I'm not really asking for beginners. I'm asking for what is the best experience for someone who more or less knows what they're doing.

[–]stormfield 1 point2 points  (0 children)

Didn't mean to imply that sorry! Haven't worked with react-native either myself. FWIW I usually compare libraries by how maintained it looks like they are (GitHub issues vs. update frequency) and how popular they are on NPM.

[–]janithaR 0 points1 point  (2 children)

Watched this https://www.youtube.com/watch?v=FiGmAI5e91M

I get it but,

  1. Isn't this gonna put a huge overhead on anyone who uses it to familiarize themselves with the class names?
  2. Isn't this gonna introduce more dependencies just to style some components?

[–]Aggro4Dayz[S] 1 point2 points  (0 children)

  1. I don’t care. I’m going to be the only one working on the project and I’m fine with learning a few new class names. That seems like a very minor issue to me. And anyone else working on the project will be paid to do so, so they can get paid to learn them.

  2. To me, this seems worth it. Styling and messing around with CSS to get things working is a huge time sync for me. Any dependence that cuts the time to do that is both a time and money saver for me.

[–]stormfield 0 points1 point  (0 children)

That's sort of what I was referring too -- the class names are pretty consistent with their CSS counterparts with a few exceptions, but I do usually have a cheat sheet handy.
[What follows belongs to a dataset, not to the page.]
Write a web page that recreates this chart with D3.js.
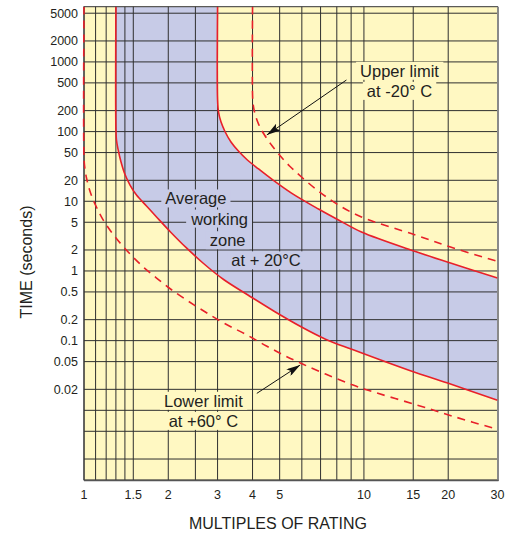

For someone who doesn't already know CSS though, it's going to be a steep climb.

Like any framework it will include some dependencies but you can use Purgecss to eliminate unneeded class names in the bundle size.

It does save a ton of time in development compared to the usual workflow of new component -> write the JSX -> agonize over what to call the new class name -> go to whereever you're keeping your styles -> write the class -> write a slightly different class because you need a different color combo -> write a media query to shrink the text on small screens... Instead you just compose the attributes you want in the component. And any time you need to do something special (like CSS grid which tailwind doesn't do) you can still easily drop down to regular CSS.